----- Provided material -----

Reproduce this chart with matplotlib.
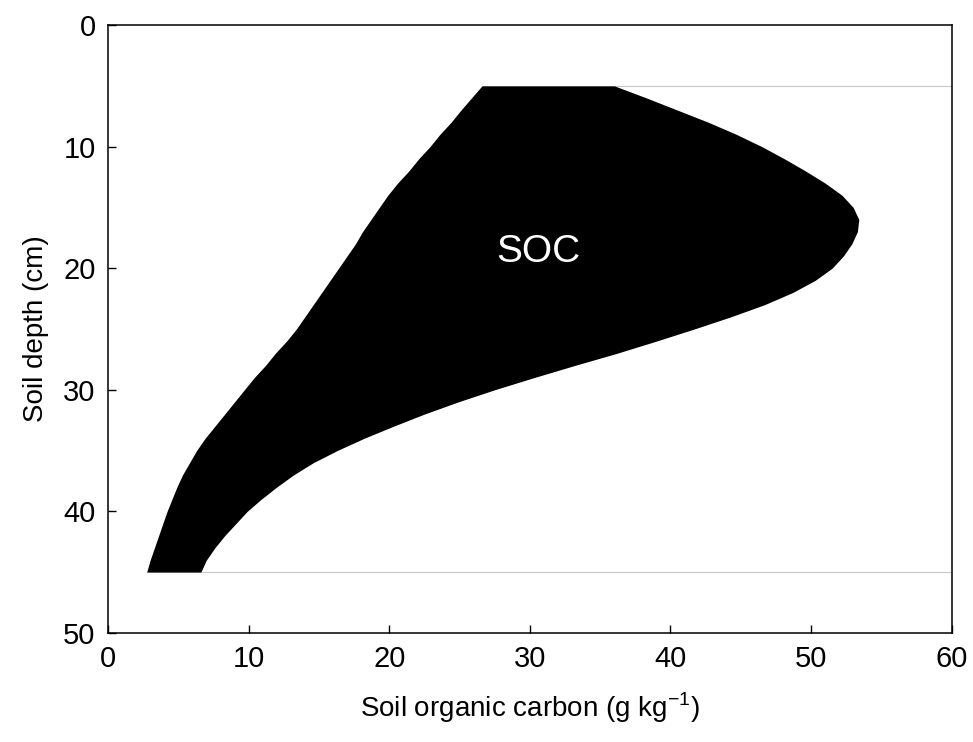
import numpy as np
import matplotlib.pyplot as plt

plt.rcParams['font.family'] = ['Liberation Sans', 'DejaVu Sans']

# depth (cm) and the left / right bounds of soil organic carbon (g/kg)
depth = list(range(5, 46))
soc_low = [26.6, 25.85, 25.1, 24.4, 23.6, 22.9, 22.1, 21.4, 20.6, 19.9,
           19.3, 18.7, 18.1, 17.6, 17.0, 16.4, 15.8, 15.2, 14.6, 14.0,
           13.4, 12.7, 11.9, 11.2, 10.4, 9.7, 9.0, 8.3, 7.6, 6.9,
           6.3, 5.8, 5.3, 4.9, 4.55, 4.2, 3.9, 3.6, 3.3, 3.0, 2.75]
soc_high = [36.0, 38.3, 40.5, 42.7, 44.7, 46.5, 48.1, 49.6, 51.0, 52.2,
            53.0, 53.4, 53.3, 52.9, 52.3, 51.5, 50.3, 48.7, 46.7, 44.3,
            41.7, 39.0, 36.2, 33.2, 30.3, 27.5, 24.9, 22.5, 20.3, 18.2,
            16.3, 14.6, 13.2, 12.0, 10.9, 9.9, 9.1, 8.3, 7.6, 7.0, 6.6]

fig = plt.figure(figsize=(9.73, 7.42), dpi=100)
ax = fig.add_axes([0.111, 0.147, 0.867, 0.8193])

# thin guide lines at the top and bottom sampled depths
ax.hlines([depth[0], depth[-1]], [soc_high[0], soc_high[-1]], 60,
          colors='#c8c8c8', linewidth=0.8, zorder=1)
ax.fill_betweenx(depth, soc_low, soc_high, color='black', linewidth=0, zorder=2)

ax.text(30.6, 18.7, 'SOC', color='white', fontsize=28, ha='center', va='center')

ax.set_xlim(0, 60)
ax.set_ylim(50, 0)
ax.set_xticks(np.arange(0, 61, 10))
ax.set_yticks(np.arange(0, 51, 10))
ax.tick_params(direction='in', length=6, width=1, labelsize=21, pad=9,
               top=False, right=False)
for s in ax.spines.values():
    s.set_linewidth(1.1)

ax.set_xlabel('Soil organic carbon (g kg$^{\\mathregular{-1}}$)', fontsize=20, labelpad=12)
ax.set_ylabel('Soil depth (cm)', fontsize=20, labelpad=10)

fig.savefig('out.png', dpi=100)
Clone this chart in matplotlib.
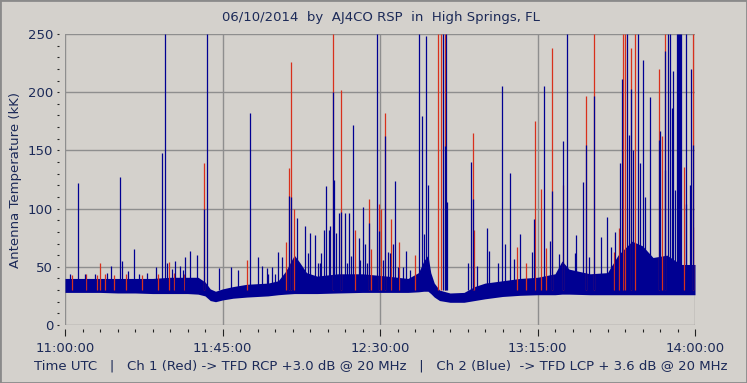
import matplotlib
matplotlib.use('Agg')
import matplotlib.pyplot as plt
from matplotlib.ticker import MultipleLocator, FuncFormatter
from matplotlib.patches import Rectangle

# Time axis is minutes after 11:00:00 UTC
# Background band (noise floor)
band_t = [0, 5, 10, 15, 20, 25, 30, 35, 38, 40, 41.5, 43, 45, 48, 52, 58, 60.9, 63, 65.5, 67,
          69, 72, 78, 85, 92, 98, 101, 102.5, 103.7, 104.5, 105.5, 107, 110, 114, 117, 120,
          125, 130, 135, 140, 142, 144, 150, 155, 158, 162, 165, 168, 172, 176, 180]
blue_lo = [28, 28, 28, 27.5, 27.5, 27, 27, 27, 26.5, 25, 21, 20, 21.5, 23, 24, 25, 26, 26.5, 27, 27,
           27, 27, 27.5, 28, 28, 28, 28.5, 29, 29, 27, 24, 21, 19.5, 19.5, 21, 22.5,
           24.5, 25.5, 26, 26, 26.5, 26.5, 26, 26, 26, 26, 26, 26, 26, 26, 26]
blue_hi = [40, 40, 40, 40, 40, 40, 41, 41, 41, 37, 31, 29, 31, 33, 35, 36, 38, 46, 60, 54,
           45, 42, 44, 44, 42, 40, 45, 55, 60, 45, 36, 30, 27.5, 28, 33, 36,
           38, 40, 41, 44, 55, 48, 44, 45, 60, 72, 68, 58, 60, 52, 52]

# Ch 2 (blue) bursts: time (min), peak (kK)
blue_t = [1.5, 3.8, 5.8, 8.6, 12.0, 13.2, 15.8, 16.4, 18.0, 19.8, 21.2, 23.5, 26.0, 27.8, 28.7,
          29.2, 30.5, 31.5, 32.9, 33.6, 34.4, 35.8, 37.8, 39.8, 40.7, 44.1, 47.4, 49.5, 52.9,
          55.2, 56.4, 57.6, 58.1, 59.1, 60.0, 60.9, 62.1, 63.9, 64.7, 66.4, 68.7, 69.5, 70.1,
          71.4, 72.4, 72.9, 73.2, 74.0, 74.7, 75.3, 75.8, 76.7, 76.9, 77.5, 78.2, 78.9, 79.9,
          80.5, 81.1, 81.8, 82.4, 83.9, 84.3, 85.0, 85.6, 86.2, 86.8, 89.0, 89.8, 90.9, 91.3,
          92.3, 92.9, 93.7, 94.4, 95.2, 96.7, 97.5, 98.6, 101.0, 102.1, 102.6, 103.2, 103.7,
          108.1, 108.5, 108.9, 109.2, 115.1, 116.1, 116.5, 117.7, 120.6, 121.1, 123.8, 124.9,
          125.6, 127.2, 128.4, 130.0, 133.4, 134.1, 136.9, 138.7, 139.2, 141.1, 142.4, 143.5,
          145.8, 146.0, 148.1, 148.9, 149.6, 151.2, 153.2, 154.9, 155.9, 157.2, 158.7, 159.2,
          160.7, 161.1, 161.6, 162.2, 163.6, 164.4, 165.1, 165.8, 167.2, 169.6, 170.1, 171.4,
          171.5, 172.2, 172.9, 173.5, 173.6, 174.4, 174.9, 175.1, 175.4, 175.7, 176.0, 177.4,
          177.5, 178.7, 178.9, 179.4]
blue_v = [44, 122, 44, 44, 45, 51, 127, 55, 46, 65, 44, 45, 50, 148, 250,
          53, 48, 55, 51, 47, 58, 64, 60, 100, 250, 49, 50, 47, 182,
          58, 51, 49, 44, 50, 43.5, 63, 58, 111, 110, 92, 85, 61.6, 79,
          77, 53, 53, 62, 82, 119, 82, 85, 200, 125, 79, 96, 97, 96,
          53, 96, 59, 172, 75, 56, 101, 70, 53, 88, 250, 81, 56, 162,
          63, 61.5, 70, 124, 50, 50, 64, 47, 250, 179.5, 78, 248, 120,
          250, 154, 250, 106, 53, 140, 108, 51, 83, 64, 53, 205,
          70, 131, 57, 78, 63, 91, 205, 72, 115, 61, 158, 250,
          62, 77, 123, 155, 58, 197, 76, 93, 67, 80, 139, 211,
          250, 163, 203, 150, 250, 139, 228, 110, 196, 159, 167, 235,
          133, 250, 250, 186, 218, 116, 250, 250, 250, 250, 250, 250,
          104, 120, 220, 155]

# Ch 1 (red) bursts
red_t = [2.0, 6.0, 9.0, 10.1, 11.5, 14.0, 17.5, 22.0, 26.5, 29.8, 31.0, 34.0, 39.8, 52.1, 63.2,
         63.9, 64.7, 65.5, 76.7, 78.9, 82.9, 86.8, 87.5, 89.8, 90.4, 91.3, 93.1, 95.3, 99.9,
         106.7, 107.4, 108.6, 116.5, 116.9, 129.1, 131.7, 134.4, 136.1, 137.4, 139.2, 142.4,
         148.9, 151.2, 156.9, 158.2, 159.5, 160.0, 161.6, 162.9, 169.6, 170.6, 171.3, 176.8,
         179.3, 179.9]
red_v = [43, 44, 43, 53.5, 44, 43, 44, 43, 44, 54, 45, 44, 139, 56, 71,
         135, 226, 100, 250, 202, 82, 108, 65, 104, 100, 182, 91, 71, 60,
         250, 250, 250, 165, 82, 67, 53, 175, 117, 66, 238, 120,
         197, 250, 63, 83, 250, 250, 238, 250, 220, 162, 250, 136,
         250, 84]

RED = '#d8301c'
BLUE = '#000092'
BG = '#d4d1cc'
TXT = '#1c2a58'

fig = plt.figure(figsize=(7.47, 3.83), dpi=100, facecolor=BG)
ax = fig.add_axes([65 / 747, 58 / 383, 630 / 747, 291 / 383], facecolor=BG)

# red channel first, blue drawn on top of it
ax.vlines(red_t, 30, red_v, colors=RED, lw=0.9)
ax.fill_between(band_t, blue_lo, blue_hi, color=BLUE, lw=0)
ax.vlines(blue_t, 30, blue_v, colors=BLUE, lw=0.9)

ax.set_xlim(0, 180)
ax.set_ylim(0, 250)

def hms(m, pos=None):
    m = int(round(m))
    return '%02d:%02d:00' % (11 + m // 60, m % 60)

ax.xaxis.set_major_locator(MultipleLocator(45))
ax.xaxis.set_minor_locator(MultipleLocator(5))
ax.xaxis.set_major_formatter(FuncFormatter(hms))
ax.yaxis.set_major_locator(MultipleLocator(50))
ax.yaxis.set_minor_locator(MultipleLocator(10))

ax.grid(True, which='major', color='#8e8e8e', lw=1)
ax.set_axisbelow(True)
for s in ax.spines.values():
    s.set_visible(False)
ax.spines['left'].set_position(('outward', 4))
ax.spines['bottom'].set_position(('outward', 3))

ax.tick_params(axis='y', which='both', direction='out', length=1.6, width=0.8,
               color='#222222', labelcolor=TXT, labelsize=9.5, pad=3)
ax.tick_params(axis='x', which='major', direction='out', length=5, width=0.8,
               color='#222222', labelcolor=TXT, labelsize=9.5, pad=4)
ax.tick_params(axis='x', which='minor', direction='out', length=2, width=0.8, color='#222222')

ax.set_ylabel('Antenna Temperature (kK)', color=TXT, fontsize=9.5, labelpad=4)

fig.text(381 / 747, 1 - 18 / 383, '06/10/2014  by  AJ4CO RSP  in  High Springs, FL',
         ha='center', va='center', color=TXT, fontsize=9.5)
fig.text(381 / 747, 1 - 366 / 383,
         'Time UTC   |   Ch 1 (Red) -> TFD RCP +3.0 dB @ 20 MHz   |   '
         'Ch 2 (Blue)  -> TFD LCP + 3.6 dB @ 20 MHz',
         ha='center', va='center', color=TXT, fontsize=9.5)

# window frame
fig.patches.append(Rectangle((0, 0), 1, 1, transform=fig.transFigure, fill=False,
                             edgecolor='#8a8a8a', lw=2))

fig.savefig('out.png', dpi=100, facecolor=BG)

-----
----- Provided material -----

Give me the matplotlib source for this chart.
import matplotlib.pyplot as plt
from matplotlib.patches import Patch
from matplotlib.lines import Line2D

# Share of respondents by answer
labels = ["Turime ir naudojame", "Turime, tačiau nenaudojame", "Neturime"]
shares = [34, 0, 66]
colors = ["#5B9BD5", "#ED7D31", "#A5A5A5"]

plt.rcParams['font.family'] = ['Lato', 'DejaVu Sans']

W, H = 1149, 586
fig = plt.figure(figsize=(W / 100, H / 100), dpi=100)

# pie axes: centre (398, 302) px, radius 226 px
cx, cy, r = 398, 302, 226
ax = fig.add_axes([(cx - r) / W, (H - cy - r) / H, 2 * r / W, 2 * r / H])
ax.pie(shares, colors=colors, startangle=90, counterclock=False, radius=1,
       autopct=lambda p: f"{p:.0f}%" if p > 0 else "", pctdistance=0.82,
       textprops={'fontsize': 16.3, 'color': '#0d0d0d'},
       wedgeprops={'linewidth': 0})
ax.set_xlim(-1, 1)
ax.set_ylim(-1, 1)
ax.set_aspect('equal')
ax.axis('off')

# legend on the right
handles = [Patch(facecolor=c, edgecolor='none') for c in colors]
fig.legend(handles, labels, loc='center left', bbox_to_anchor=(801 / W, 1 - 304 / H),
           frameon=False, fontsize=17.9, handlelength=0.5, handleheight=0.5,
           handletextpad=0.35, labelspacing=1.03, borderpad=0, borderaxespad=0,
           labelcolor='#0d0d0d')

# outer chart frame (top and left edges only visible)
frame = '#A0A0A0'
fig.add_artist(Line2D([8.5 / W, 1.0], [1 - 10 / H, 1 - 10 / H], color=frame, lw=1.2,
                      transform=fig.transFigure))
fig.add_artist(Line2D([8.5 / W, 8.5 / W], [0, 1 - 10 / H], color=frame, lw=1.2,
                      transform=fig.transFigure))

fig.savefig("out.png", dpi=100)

-----
----- Provided material -----

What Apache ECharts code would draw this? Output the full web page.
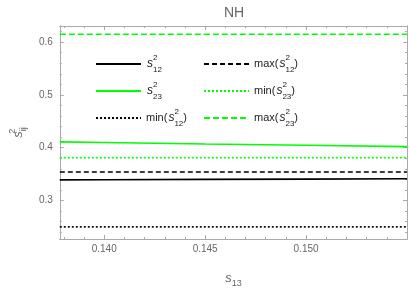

-----

**What needs to be done:**
Leave out the pictures and quote exactly the lines from the one where "Clone this chart in matplotlib." appears to the one where "from matplotlib.patches import Rectangle" appears, both ends counted.

**Output for this exercise:**
Clone this chart in matplotlib.
import matplotlib
matplotlib.use('Agg')
import matplotlib.pyplot as plt
from matplotlib.ticker import MultipleLocator, FuncFormatter
from matplotlib.patches import Rectangle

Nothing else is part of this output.